Ah well, the summer pudding was memorable to me at least, and I wanted to try it again while I still had the currants and berries available this summer. Since I love those themes, I thought the Olympics in London would be a good time to bring this recipe out again. Here is the recipe I used, with a few adaptations:
English Summer Pudding (adapted from Nicole Routhier’s Fruit Cookbook)
- 2 1/2 cups raspberries (frozen work almost better because they offer more juice to soak into the bread)
- 1 1/2 cup blackberries
- 1 1/2 cups blueberries and/or currants
- 1 1/2 Tbsp Chambord liqueur (can also use Grand Marnier)
- 1/2 cup plus 4 Tbsp sugar (may need more or less depending on tartness of berries)
- 12 slices firm white sandwich bread (Brioche is nice, Pepperidge Farm works well)
- Blueberry Lavender Syrup to pour over top (optional)
- mixed fresh berries for garnish (optional)
- whipped cream with vanilla or ice cream for serving
- Combine the berries, Chambord, and 1/2 cup of sugar in medium-size saucepan and place over low heat. Cook until sugar has just melted to form a light syrup and the berries are barely warm, about 2 minutes. Remove pan from heat and set aside.
- Using a sharp knife, trim the crusts from the bread, keeping slices as large as possible. Cut 6 of the slices lengthwise in half. Set all of the bread aside.
- Line a medium size bowl (about 1 1/2-quart) with plastic wrap, allowing generous overhang on sides. Smooth plastic on the bottom, and around the sides of bowl.

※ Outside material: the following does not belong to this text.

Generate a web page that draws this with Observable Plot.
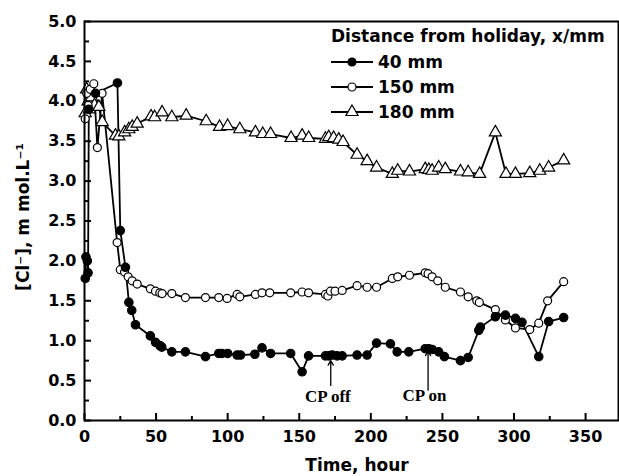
<!DOCTYPE html>
<html>
<head>
<meta charset="utf-8">
<script src="https://cdn.jsdelivr.net/npm/d3@7"></script>
<script src="https://cdn.jsdelivr.net/npm/@observablehq/plot@0.6"></script>
<style>
  body { margin: 0; background: #fff; }
  #wrap { position: relative; width: 619px; height: 476px; font-family: "DejaVu Sans", sans-serif; font-weight: bold; }
  #wrap svg.plot { position: absolute; left: 0; top: 0; }
  .ytitle { position: absolute; left: 23px; top: 217px; transform: translate(-50%, -50%) rotate(-90deg); white-space: nowrap; font-size: 17px; }
  .xtitle { position: absolute; left: 357px; top: 465px; transform: translate(-50%, -50%); white-space: nowrap; font-size: 17px; }
  #legend { position: absolute; left: 0; top: 0; pointer-events: none; }
</style>
</head>
<body>
<div id="wrap"></div>
<script>
// ---- data ----
const seriesNames = ["40 mm", "150 mm", "180 mm"];
const legendTitle = "Distance from holiday, x/mm";
const xLabel = "Time, hour";
const yLabel = "[Cl\u207B], m mol.L\u207B\u00B9";

const t40 = [0.5, 1, 2, 2.5, 3, 7.7, 23, 25, 28.6, 31, 33, 35.6, 46, 49.6, 52.6, 54, 61, 70.5, 84.5, 93.8, 96, 100, 106.6, 109, 119, 124, 130, 144, 152, 156.5, 168.3, 170.6, 173, 176.4, 180, 190.4, 197.4, 204, 213.7, 218.4, 226.5, 238, 240.5, 242.8, 247.4, 251.4, 262.6, 268, 275.4, 276.5, 287, 294, 301, 305.6, 317.3, 324.2, 334.7];
const v40 = [1.78, 2.05, 2.0, 1.85, 3.9, 4.1, 4.23, 2.38, 1.92, 1.48, 1.38, 1.2, 1.06, 0.98, 0.94, 0.92, 0.86, 0.86, 0.80, 0.84, 0.84, 0.84, 0.82, 0.82, 0.83, 0.91, 0.84, 0.84, 0.61, 0.81, 0.81, 0.81, 0.82, 0.81, 0.81, 0.82, 0.82, 0.97, 0.96, 0.86, 0.86, 0.90, 0.90, 0.89, 0.86, 0.80, 0.75, 0.79, 1.13, 1.17, 1.30, 1.32, 1.28, 1.23, 0.80, 1.24, 1.29];

const t150 = [0.5, 1.5, 2.5, 4, 6.5, 9, 12.3, 22.8, 25, 28, 30.5, 33.3, 36.8, 46, 49.6, 52.6, 54.2, 61, 70.5, 84.5, 93.8, 99.6, 106.6, 108.5, 119.4, 124, 129.4, 144, 152, 156.5, 168.3, 170, 171.8, 175, 180, 190.4, 197.4, 204, 215, 218.8, 227, 238, 240, 242.8, 246.7, 252, 262.6, 268, 274, 275.8, 287, 294, 301, 311, 317.3, 323.5, 334.7];
const v150 = [3.78, 4.1, 3.95, 4.15, 4.22, 3.42, 4.10, 2.23, 1.89, 1.86, 1.80, 1.75, 1.71, 1.65, 1.62, 1.60, 1.59, 1.59, 1.54, 1.54, 1.54, 1.53, 1.58, 1.55, 1.58, 1.60, 1.60, 1.60, 1.61, 1.60, 1.58, 1.56, 1.62, 1.62, 1.63, 1.69, 1.67, 1.67, 1.78, 1.80, 1.82, 1.85, 1.84, 1.80, 1.75, 1.67, 1.61, 1.55, 1.50, 1.48, 1.39, 1.26, 1.16, 1.14, 1.22, 1.50, 1.74];

const t180 = [0.5, 1.5, 2.5, 3.5, 5, 7, 10, 12.4, 21.6, 24, 28, 31, 33.3, 36.8, 46.5, 49, 54.2, 61, 71, 85, 94.3, 100, 108.5, 119.4, 124.5, 130, 144.3, 152, 156.6, 168.3, 170.6, 174, 177.6, 180.6, 190.4, 197.4, 204, 215, 218.8, 227, 238, 240.5, 242.8, 247.4, 252, 262.6, 268, 276, 287, 294.4, 301, 311, 318, 324.2, 334.7];
const v180 = [3.85, 4.15, 4.0, 3.9, 4.05, 3.95, 3.93, 3.74, 3.57, 3.56, 3.61, 3.65, 3.68, 3.72, 3.81, 3.80, 3.86, 3.80, 3.82, 3.75, 3.68, 3.69, 3.65, 3.61, 3.59, 3.59, 3.54, 3.57, 3.54, 3.53, 3.55, 3.54, 3.52, 3.49, 3.33, 3.25, 3.17, 3.09, 3.13, 3.12, 3.15, 3.14, 3.13, 3.17, 3.15, 3.12, 3.11, 3.09, 3.61, 3.09, 3.09, 3.10, 3.13, 3.17, 3.26];

const xTicks = [0, 50, 100, 150, 200, 250, 300, 350];
const xMinorTicks = [25, 75, 125, 175, 225, 275, 325];
const yTicks = [0, 0.5, 1, 1.5, 2, 2.5, 3, 3.5, 4, 4.5, 5];
const yMinorTicks = [0.25, 0.75, 1.25, 1.75, 2.25, 2.75, 3.25, 3.75, 4.25, 4.75];

// annotations: label, arrow time, arrow start/end values, label value
const annLabels = ["CP off", "CP on"];
const annTime = [172, 240];
const annFrom = [0.44, 0.38];
const annTo = [0.75, 0.87];
const annTextT = [170, 237.5];
const annTextV = [0.30, 0.31];

// ---- build ----
const mk = (ts, vs) => ts.map((t, i) => ({t, v: vs[i]}));
const d40 = mk(t40, v40), d150 = mk(t150, v150), d180 = mk(t180, v180);
const ann = annLabels.map((l, i) => ({label: l, t: annTime[i], y1: annFrom[i], y2: annTo[i], tt: annTextT[i], tv: annTextV[i]}));

const W = 619, H = 476;
const mL = 84, mR = 1, mT = 21, mB = 56;
const plotH = H - mT - mB, plotW = W - mL - mR;

const chart = Plot.plot({
  width: W, height: H,
  marginLeft: mL, marginRight: mR, marginTop: mT, marginBottom: mB,
  style: {fontFamily: "DejaVu Sans, sans-serif", fontSize: "16px", fontWeight: "bold", color: "#000", background: "#fff"},
  x: {domain: [0, 373], ticks: xTicks},
  y: {domain: [0, 5], ticks: yTicks},
  marks: [
    Plot.axisX(xTicks, {tickSize: 0, tickPadding: 10, tickFormat: d => String(d), label: null, fontWeight: "bold"}),
    Plot.axisY(yTicks, {tickSize: 0, tickPadding: 8, tickFormat: d3.format(".1f"), label: null, fontWeight: "bold"}),
    Plot.tickX(xTicks, {x: d => d, insetTop: plotH - 7, stroke: "#000", strokeWidth: 2}),
    Plot.tickX(xMinorTicks, {x: d => d, insetTop: plotH - 4, stroke: "#000", strokeWidth: 2}),
    Plot.tickY(yTicks, {y: d => d, insetRight: plotW - 7, stroke: "#000", strokeWidth: 2}),
    Plot.tickY(yMinorTicks, {y: d => d, insetRight: plotW - 5, stroke: "#000", strokeWidth: 2}),
    Plot.line(d180, {x: "t", y: "v", stroke: "#000", strokeWidth: 1.8}),
    Plot.line(d150, {x: "t", y: "v", stroke: "#000", strokeWidth: 1.8}),
    Plot.line(d40, {x: "t", y: "v", stroke: "#000", strokeWidth: 1.8}),
    Plot.dot(d180, {x: "t", y: "v", symbol: "triangle", r: 4.5, fill: "#fff", stroke: "#000", strokeWidth: 1.2}),
    Plot.dot(d150, {x: "t", y: "v", symbol: "circle", r: 4, fill: "#fff", stroke: "#000", strokeWidth: 1.2}),
    Plot.dot(d40, {x: "t", y: "v", symbol: "circle", r: 4.2, fill: "#000", stroke: "#000", strokeWidth: 1.2}),
    Plot.arrow(ann, {x: "t", y1: "y1", y2: "y2", stroke: "#000", strokeWidth: 1.3, headLength: 6}),
    Plot.text(ann, {x: "tt", y: "tv", text: "label", fontFamily: "Liberation Serif, serif", fontWeight: "bold", fontSize: 17, fill: "#000"}),
    Plot.frame({stroke: "#000", strokeWidth: 2})
  ]
});
chart.classList.add("plot");

const wrap = document.getElementById("wrap");
wrap.appendChild(chart);

const yt = document.createElement("div");
yt.className = "ytitle"; yt.textContent = yLabel; wrap.appendChild(yt);
const xt = document.createElement("div");
xt.className = "xtitle"; xt.textContent = xLabel; wrap.appendChild(xt);

// legend overlay
const ns = "http://www.w3.org/2000/svg";
const lg = document.createElementNS(ns, "svg");
lg.setAttribute("id", "legend"); lg.setAttribute("width", W); lg.setAttribute("height", H);
const el = (name, attrs, txt) => { const e = document.createElementNS(ns, name); for (const k in attrs) e.setAttribute(k, attrs[k]); if (txt) e.textContent = txt; lg.appendChild(e); return e; };
const lx = 331, lyTitle = 36, lys = [62, 87, 112];
el("text", {x: lx, y: lyTitle, "dominant-baseline": "central", "font-family": "DejaVu Sans, sans-serif", "font-weight": "bold", "font-size": 17}, legendTitle);
const tri = d3.symbol(d3.symbolTriangle, 63.6)();
seriesNames.forEach((name, i) => {
  const y = lys[i];
  el("line", {x1: lx, x2: lx + 42, y1: y, y2: y, stroke: "#000", "stroke-width": 1.8});
  if (i === 2) el("path", {d: tri, transform: `translate(${lx + 21},${y})`, fill: "#fff", stroke: "#000", "stroke-width": 1.2});
  else el("circle", {cx: lx + 21, cy: y, r: 4, fill: i === 0 ? "#000" : "#fff", stroke: "#000", "stroke-width": 1.2});
  el("text", {x: lx + 47, y: y, "dominant-baseline": "central", "font-family": "DejaVu Sans, sans-serif", "font-weight": "bold", "font-size": 17}, name);
});
wrap.appendChild(lg);
</script>
</body>
</html>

- Line the bottom of the bowl with 2 1/2 slices of bread so that they fit right next to each other snugly. Line sides of bowl with additional halved bread slices snugly, leaving no gaps.
- With a slotted spoon, transfer half the berries to the bread-lined pan, spreading them out evenly. Sprinkle 2 Tbsp sugar over the berries, and then cover fruit with 2 1/2 slices of bread. Spoon remaining berries over the bread, then sprinkle with remaining 2 Tbsp sugar. Pack the fruits so they are level with top of bread lining and cover berries with remaining 2 1/2 slices of bread. Drizzle remaining berry syrup evenly over bread. If there is no leftover syrup, drizzle some of the Blueberry Lavender Syrup over bread, so that juices will soak into bread.
- Fold overhanging plastic over the pudding to cover. Place weights on top of the pudding; I used three 28 oz. cans of tomato sauce, but use whatever you have. The idea is to place a total of 2-4 lbs weight on the pudding to help it turn into a mold.. Refrigerate for at least 6 hours, or overnight
- Remove the weight and unfold the plastic wrap. Place a plate upside down over the pudding and invert the pan onto the plate. Gently lift off the bowl, then peel off the plastic wrap. Garnish with Blueberry Lavender Syrup, fresh berries and mint if desired.
- To serve, use a sharp knife to cut the pudding into slices. Serve with whipped cream or vanilla yogurt or ice cream.
Long directions, I know, but it is really not a difficult, time-consuming recipe. Unfortunately, I did not take photos as I went, so I can’t show you the layering of the bread. Next time I’ll remember to do this.
Advice: choose your comedies that you share with children wisely. Not everyone thinks Monty Python humor is funny.